* [Material to process]:
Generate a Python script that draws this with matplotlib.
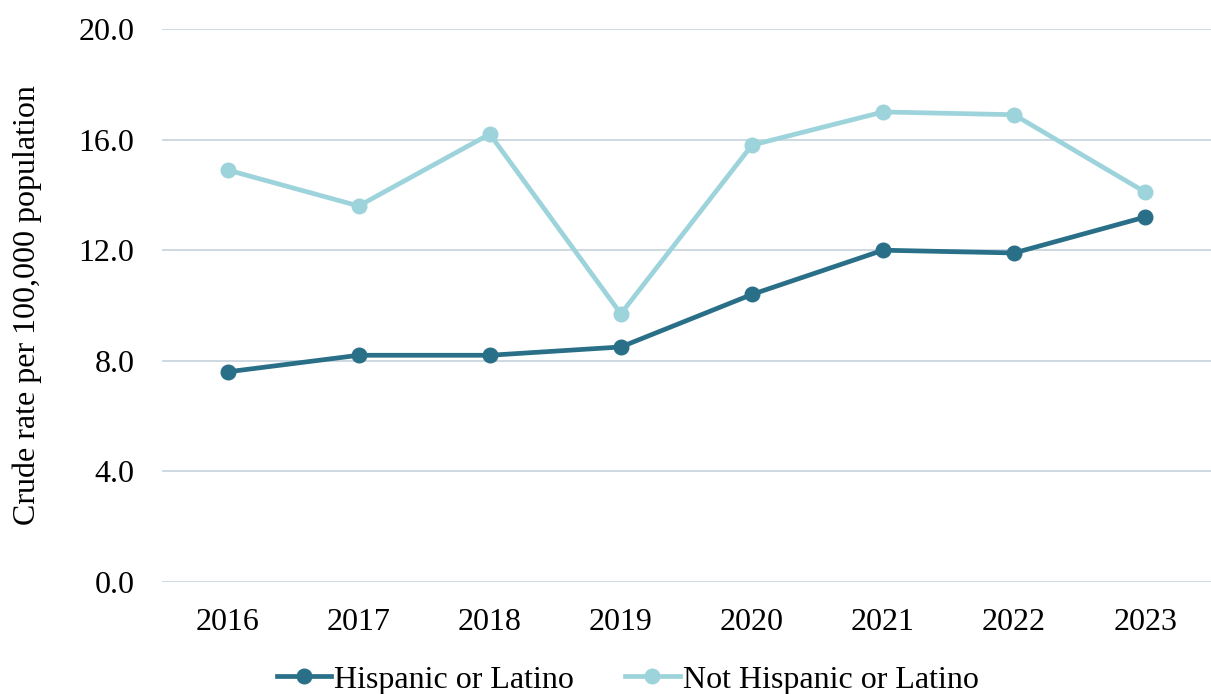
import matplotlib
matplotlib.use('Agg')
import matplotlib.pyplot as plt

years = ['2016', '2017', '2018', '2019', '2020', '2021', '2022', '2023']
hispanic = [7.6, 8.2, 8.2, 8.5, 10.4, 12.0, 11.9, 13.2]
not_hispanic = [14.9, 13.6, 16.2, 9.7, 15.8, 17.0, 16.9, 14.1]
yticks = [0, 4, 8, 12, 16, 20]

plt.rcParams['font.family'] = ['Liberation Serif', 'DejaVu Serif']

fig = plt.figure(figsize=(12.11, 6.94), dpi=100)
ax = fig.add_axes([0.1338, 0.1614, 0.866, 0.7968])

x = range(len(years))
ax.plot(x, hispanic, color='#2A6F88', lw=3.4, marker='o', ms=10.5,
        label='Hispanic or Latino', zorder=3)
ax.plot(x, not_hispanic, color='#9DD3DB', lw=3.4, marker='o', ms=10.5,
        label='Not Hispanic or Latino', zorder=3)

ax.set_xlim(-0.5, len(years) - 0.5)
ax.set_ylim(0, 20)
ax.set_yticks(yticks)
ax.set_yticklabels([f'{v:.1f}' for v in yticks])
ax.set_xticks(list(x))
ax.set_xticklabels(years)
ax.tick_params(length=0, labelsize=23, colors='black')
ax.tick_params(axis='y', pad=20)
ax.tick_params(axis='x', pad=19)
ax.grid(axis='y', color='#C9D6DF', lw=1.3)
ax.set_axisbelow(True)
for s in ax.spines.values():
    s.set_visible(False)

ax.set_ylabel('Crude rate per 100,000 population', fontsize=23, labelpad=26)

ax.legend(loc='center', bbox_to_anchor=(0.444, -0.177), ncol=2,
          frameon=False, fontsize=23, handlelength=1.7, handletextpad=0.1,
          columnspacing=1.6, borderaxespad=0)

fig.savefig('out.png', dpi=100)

* * *

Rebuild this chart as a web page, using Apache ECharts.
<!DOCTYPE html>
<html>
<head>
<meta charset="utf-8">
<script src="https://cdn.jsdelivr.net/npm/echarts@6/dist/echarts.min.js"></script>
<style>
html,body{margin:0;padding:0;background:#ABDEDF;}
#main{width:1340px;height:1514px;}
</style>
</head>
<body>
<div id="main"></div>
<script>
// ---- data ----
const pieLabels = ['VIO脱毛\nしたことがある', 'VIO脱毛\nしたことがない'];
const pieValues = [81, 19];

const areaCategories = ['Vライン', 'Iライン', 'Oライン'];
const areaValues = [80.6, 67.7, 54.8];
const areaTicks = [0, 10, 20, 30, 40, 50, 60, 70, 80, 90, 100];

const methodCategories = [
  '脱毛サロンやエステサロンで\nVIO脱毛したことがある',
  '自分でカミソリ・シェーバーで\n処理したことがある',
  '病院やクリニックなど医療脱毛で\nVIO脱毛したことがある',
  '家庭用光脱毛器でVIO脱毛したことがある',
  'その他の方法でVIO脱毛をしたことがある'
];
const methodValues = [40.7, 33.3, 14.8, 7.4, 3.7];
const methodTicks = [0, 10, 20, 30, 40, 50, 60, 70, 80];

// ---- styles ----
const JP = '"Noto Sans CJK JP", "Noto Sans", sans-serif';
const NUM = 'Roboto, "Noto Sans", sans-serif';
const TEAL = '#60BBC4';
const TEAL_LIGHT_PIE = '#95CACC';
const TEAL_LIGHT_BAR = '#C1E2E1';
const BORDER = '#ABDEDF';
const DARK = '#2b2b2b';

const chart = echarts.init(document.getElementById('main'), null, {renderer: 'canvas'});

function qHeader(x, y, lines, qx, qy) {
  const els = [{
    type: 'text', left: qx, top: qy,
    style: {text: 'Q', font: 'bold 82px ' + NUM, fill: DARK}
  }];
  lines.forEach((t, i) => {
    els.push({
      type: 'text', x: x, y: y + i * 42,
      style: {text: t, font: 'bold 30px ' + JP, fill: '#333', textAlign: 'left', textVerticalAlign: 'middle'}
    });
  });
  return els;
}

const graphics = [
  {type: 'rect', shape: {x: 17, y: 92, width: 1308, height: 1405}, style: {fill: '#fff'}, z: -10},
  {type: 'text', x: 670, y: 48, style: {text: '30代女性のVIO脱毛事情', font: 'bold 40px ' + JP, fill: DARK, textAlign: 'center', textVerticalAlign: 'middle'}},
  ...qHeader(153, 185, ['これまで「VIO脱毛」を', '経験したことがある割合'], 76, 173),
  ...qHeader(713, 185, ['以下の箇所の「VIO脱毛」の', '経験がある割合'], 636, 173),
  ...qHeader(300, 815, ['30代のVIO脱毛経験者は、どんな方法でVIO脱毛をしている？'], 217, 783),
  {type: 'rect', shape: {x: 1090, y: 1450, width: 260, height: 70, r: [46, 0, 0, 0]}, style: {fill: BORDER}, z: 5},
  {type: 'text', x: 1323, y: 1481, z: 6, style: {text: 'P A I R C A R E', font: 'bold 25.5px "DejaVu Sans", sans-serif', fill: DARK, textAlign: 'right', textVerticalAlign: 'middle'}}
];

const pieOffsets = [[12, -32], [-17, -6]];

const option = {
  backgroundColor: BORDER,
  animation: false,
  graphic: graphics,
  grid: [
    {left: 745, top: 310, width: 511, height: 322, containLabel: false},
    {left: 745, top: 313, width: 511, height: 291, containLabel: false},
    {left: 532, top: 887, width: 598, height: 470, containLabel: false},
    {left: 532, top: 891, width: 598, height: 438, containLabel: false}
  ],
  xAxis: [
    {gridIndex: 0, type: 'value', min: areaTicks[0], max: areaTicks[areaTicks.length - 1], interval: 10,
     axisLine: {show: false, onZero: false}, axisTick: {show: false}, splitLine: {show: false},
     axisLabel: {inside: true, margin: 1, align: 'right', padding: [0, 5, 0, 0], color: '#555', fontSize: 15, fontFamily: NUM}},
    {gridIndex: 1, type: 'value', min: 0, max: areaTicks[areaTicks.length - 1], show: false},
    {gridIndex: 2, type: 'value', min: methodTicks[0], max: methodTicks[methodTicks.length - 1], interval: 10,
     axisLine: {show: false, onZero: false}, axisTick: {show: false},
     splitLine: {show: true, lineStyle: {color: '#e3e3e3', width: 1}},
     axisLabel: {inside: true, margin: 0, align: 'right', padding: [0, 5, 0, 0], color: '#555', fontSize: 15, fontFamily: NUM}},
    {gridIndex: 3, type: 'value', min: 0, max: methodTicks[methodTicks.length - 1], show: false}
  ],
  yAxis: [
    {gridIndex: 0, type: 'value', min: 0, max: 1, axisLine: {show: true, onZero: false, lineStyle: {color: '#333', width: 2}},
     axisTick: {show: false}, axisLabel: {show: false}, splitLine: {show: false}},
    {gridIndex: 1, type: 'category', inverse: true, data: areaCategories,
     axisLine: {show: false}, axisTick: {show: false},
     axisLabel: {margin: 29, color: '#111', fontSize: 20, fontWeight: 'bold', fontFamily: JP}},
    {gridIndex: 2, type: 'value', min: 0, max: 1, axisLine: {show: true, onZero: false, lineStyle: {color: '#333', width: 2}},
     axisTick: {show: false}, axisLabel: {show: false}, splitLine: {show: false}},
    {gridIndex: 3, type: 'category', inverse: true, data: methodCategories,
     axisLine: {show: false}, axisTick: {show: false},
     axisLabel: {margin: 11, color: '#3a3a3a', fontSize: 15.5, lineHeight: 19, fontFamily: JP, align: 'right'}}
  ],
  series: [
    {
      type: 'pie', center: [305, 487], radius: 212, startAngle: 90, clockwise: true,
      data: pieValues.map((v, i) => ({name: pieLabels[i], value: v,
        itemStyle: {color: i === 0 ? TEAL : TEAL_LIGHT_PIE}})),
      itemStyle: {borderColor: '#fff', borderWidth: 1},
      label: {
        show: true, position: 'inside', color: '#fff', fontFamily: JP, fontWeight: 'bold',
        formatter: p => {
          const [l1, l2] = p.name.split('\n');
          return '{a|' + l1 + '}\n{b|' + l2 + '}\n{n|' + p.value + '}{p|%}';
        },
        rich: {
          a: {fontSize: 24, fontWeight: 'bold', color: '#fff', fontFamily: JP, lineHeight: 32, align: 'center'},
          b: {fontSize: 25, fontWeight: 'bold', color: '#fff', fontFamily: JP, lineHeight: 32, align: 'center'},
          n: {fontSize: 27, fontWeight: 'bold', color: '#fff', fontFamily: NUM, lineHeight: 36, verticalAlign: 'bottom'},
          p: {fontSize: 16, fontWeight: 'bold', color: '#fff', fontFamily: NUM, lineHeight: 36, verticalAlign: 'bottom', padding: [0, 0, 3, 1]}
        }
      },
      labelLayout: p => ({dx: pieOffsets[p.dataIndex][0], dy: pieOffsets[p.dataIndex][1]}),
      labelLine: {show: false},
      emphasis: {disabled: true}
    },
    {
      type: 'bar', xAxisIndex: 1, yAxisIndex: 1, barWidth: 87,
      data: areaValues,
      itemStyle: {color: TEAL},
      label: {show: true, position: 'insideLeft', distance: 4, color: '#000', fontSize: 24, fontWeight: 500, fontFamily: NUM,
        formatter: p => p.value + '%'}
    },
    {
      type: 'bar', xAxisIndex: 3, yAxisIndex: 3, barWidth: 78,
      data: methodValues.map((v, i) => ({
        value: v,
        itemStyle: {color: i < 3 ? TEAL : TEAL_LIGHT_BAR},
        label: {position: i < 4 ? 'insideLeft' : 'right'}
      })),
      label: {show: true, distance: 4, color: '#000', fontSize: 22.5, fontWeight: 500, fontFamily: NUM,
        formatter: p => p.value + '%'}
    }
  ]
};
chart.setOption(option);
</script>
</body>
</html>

* [Stated goal]: Using the data above, copy exactly the lines from the one containing "Generate a Python" to the one containing "ax = fig.add_axes([0.1338, 0.1614, 0.866, 0.7968])", inclusive. Exclude the pictures.

* [Task response]:
Generate a Python script that draws this with matplotlib.
import matplotlib
matplotlib.use('Agg')
import matplotlib.pyplot as plt

years = ['2016', '2017', '2018', '2019', '2020', '2021', '2022', '2023']
hispanic = [7.6, 8.2, 8.2, 8.5, 10.4, 12.0, 11.9, 13.2]
not_hispanic = [14.9, 13.6, 16.2, 9.7, 15.8, 17.0, 16.9, 14.1]
yticks = [0, 4, 8, 12, 16, 20]

plt.rcParams['font.family'] = ['Liberation Serif', 'DejaVu Serif']

fig = plt.figure(figsize=(12.11, 6.94), dpi=100)
ax = fig.add_axes([0.1338, 0.1614, 0.866, 0.7968])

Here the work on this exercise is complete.